The Elm Fork of the Trinity River is the main river east of Denton.  It has been a primary water source for drinking, irrigation, and recreation for all civilizations who have ever lived in the area.  (Yep, it is that important).

It is one of five branches which come together to form the Trinity River while in route down to the Gulf of Mexico.​  

Origin Story

Water runoff, natural springs, and other whatnot come together in the watershed south of Saint Jo to form the Elm Fork.  

Prior to the creation of the area Trinity River Basin Lakes, residents routinely saw water feasts or famines. 

Summers were typically oh so long and dry.   Water often became scarce.  And what was available was not nearly enough to accommodate the needs of farmers and other area residents.  

All of the rain came in the Springtime.   And with nothing to hold back the water, it routinely just flowed away, jumping the river and creek banks sweeping away anything in it's path on it's way out of town.  One of most damaging Trinity River floods on record occurred just downstream in Dallas, killing 11 people, leaving 4,000 homeless, and causing $5 million dollars of damage in 1908.  When adjusted for inflation, this would be $119.7 million in 2010 dollars. 

But this ongoing problem was also not unique to North Texas​.  Once leaving Denton, Trinity River flood waters must flow another 691+/- winding miles through central Texas before reaching a wide open Gulf of Mexico.  As such, it was quickly determined any solution would require both long term planning and incur significant cost to complete.  The end result was a decision to build a complex system of man-made lakes along the Trinity River and it's tributaries.  These lakes would be designed for two key purposes: flood control and long term water sources.
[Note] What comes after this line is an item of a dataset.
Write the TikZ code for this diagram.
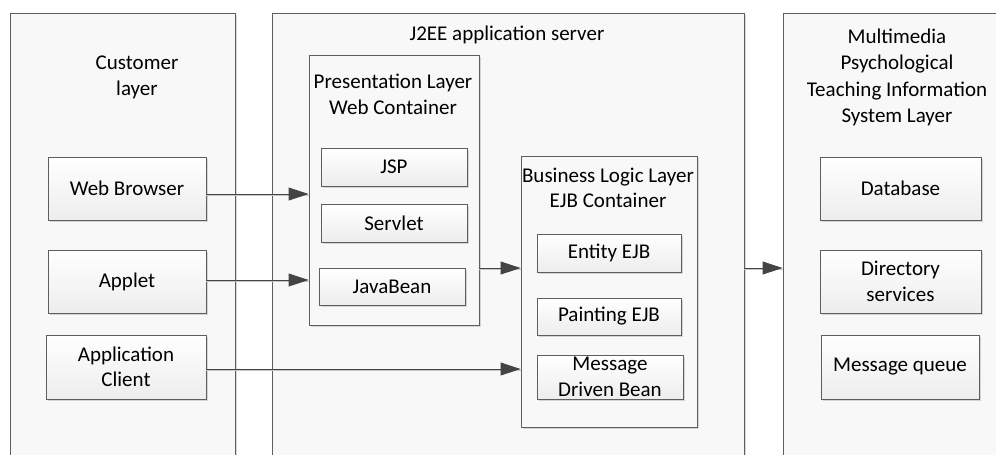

By 1927, Lake Dallas was built southeast of Denton by the W.E. Callahan Construction Company.   This was later expanded into Lake Lewisville after the US Army Corps of Engineers completed the new dam farther downstream in by the end of 1954.  The Corps later completed Lake Ray Roberts in 1986.

With the Lake construction complete, flooding along the Elm Fork of the Trinity River has been routinely minimized when the storms come through.  The Lakes catch and retain overflow water from the floodplain long before it reaches downstream populated areas.  This captured water is either retained long term or released at a later date in a controlled manor.  

The Cities of Denton and Dallas jointly own water rights from both lakes, which they use to provide clean drinking water to their own residents, as well as other communities they service.


The River and it's Lakes are used for a variety of fun things such as fishing, boating, and hiking through the greenbelt areas that surround it.   

However, none of these are necessarily recommended on the River section starting just south of the Lake Lewisville Dam due to the three landfills in the watershed.  You will know them when you smell them.  As a result, the southern section of the Elm Fork is not nearly as charming and should  probably be avoided.


The Elm Fork eventually merges with the West Fork to officially become the Trinity River northwest of Downtown Dallas.  Trinity River water then flows southeast through fertile farmland in Central Texas and pine forests of East Texas before reaching the Gulf of Mexico east of Houston near the town of Anahuac.